* [Recorded data]:

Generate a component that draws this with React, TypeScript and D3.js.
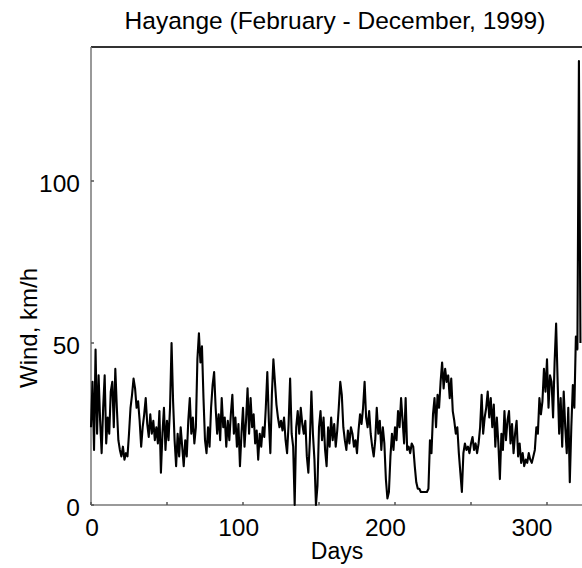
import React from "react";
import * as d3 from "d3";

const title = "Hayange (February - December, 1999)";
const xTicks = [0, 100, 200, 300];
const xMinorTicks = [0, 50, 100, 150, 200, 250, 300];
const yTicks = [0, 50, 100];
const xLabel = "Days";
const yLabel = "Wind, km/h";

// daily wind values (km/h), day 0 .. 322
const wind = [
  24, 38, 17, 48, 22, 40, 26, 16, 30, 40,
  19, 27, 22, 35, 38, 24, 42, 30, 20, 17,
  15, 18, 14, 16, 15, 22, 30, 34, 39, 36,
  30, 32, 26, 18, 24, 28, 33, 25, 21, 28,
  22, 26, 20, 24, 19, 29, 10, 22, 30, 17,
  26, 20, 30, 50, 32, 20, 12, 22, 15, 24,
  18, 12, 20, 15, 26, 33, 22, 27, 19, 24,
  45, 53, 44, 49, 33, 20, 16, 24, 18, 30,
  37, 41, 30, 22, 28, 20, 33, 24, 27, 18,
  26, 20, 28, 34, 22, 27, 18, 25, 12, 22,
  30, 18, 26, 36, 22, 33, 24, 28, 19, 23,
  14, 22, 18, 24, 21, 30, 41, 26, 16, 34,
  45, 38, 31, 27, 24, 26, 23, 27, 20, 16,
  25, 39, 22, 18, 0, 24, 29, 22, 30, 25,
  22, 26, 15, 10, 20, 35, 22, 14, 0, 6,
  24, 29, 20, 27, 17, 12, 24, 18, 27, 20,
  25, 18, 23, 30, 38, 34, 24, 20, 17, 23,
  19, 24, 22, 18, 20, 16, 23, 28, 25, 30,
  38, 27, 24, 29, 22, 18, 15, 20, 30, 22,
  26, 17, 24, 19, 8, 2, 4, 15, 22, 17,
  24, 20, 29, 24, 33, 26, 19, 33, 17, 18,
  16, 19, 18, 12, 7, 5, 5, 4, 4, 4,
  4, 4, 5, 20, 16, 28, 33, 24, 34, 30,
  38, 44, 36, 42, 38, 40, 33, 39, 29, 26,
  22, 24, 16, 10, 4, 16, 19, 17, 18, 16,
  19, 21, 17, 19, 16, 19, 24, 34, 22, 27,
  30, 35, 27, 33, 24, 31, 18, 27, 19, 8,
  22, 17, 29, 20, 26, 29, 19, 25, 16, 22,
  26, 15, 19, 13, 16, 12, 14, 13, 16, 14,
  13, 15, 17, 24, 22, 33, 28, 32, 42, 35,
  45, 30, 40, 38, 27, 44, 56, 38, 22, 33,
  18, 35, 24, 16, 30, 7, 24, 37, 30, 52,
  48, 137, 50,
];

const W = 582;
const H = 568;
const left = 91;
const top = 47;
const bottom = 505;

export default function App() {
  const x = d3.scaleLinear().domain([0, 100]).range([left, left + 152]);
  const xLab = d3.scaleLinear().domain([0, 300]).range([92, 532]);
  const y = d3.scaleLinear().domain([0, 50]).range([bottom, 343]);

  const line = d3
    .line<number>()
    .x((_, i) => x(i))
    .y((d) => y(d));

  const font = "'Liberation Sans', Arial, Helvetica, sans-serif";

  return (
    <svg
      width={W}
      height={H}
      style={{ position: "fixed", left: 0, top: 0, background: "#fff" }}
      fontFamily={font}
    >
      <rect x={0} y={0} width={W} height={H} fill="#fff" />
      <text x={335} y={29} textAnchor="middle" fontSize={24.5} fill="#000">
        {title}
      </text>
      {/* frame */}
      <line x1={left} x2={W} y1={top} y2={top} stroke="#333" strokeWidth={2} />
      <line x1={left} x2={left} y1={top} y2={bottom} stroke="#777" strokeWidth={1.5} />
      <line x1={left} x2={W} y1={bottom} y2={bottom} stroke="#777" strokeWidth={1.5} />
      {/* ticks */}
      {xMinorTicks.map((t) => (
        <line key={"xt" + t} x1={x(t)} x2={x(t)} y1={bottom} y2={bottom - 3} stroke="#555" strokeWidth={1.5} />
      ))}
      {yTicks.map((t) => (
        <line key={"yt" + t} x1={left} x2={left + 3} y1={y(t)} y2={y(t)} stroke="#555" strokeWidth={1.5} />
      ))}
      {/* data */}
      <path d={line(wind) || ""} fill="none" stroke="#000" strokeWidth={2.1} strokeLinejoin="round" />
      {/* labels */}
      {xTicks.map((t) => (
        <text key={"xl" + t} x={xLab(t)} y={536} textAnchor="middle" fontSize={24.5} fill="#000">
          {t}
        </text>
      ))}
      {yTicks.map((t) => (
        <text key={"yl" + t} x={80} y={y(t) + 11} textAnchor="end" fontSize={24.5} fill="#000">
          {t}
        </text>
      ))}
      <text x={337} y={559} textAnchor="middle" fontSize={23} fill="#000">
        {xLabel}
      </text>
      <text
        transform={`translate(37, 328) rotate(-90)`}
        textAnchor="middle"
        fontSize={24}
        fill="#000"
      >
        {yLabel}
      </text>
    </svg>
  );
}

* [Instruction]:
Quote the material in full and exactly; do not carry over its pictures.

* [Response to the task]:
Generate a component that draws this with React, TypeScript and D3.js.
import React from "react";
import * as d3 from "d3";

const title = "Hayange (February - December, 1999)";
const xTicks = [0, 100, 200, 300];
const xMinorTicks = [0, 50, 100, 150, 200, 250, 300];
const yTicks = [0, 50, 100];
const xLabel = "Days";
const yLabel = "Wind, km/h";

// daily wind values (km/h), day 0 .. 322
const wind = [
  24, 38, 17, 48, 22, 40, 26, 16, 30, 40,
  19, 27, 22, 35, 38, 24, 42, 30, 20, 17,
  15, 18, 14, 16, 15, 22, 30, 34, 39, 36,
  30, 32, 26, 18, 24, 28, 33, 25, 21, 28,
  22, 26, 20, 24, 19, 29, 10, 22, 30, 17,
  26, 20, 30, 50, 32, 20, 12, 22, 15, 24,
  18, 12, 20, 15, 26, 33, 22, 27, 19, 24,
  45, 53, 44, 49, 33, 20, 16, 24, 18, 30,
  37, 41, 30, 22, 28, 20, 33, 24, 27, 18,
  26, 20, 28, 34, 22, 27, 18, 25, 12, 22,
  30, 18, 26, 36, 22, 33, 24, 28, 19, 23,
  14, 22, 18, 24, 21, 30, 41, 26, 16, 34,
  45, 38, 31, 27, 24, 26, 23, 27, 20, 16,
  25, 39, 22, 18, 0, 24, 29, 22, 30, 25,
  22, 26, 15, 10, 20, 35, 22, 14, 0, 6,
  24, 29, 20, 27, 17, 12, 24, 18, 27, 20,
  25, 18, 23, 30, 38, 34, 24, 20, 17, 23,
  19, 24, 22, 18, 20, 16, 23, 28, 25, 30,
  38, 27, 24, 29, 22, 18, 15, 20, 30, 22,
  26, 17, 24, 19, 8, 2, 4, 15, 22, 17,
  24, 20, 29, 24, 33, 26, 19, 33, 17, 18,
  16, 19, 18, 12, 7, 5, 5, 4, 4, 4,
  4, 4, 5, 20, 16, 28, 33, 24, 34, 30,
  38, 44, 36, 42, 38, 40, 33, 39, 29, 26,
  22, 24, 16, 10, 4, 16, 19, 17, 18, 16,
  19, 21, 17, 19, 16, 19, 24, 34, 22, 27,
  30, 35, 27, 33, 24, 31, 18, 27, 19, 8,
  22, 17, 29, 20, 26, 29, 19, 25, 16, 22,
  26, 15, 19, 13, 16, 12, 14, 13, 16, 14,
  13, 15, 17, 24, 22, 33, 28, 32, 42, 35,
  45, 30, 40, 38, 27, 44, 56, 38, 22, 33,
  18, 35, 24, 16, 30, 7, 24, 37, 30, 52,
  48, 137, 50,
];

const W = 582;
const H = 568;
const left = 91;
const top = 47;
const bottom = 505;

export default function App() {
  const x = d3.scaleLinear().domain([0, 100]).range([left, left + 152]);
  const xLab = d3.scaleLinear().domain([0, 300]).range([92, 532]);
  const y = d3.scaleLinear().domain([0, 50]).range([bottom, 343]);

  const line = d3
    .line<number>()
    .x((_, i) => x(i))
    .y((d) => y(d));

  const font = "'Liberation Sans', Arial, Helvetica, sans-serif";

  return (
    <svg
      width={W}
      height={H}
      style={{ position: "fixed", left: 0, top: 0, background: "#fff" }}
      fontFamily={font}
    >
      <rect x={0} y={0} width={W} height={H} fill="#fff" />
      <text x={335} y={29} textAnchor="middle" fontSize={24.5} fill="#000">
        {title}
      </text>
      {/* frame */}
      <line x1={left} x2={W} y1={top} y2={top} stroke="#333" strokeWidth={2} />
      <line x1={left} x2={left} y1={top} y2={bottom} stroke="#777" strokeWidth={1.5} />
      <line x1={left} x2={W} y1={bottom} y2={bottom} stroke="#777" strokeWidth={1.5} />
      {/* ticks */}
      {xMinorTicks.map((t) => (
        <line key={"xt" + t} x1={x(t)} x2={x(t)} y1={bottom} y2={bottom - 3} stroke="#555" strokeWidth={1.5} />
      ))}
      {yTicks.map((t) => (
        <line key={"yt" + t} x1={left} x2={left + 3} y1={y(t)} y2={y(t)} stroke="#555" strokeWidth={1.5} />
      ))}
      {/* data */}
      <path d={line(wind) || ""} fill="none" stroke="#000" strokeWidth={2.1} strokeLinejoin="round" />
      {/* labels */}
      {xTicks.map((t) => (
        <text key={"xl" + t} x={xLab(t)} y={536} textAnchor="middle" fontSize={24.5} fill="#000">
          {t}
        </text>
      ))}
      {yTicks.map((t) => (
        <text key={"yl" + t} x={80} y={y(t) + 11} textAnchor="end" fontSize={24.5} fill="#000">
          {t}
        </text>
      ))}
      <text x={337} y={559} textAnchor="middle" fontSize={23} fill="#000">
        {xLabel}
      </text>
      <text
        transform={`translate(37, 328) rotate(-90)`}
        textAnchor="middle"
        fontSize={24}
        fill="#000"
      >
        {yLabel}
      </text>
    </svg>
  );
}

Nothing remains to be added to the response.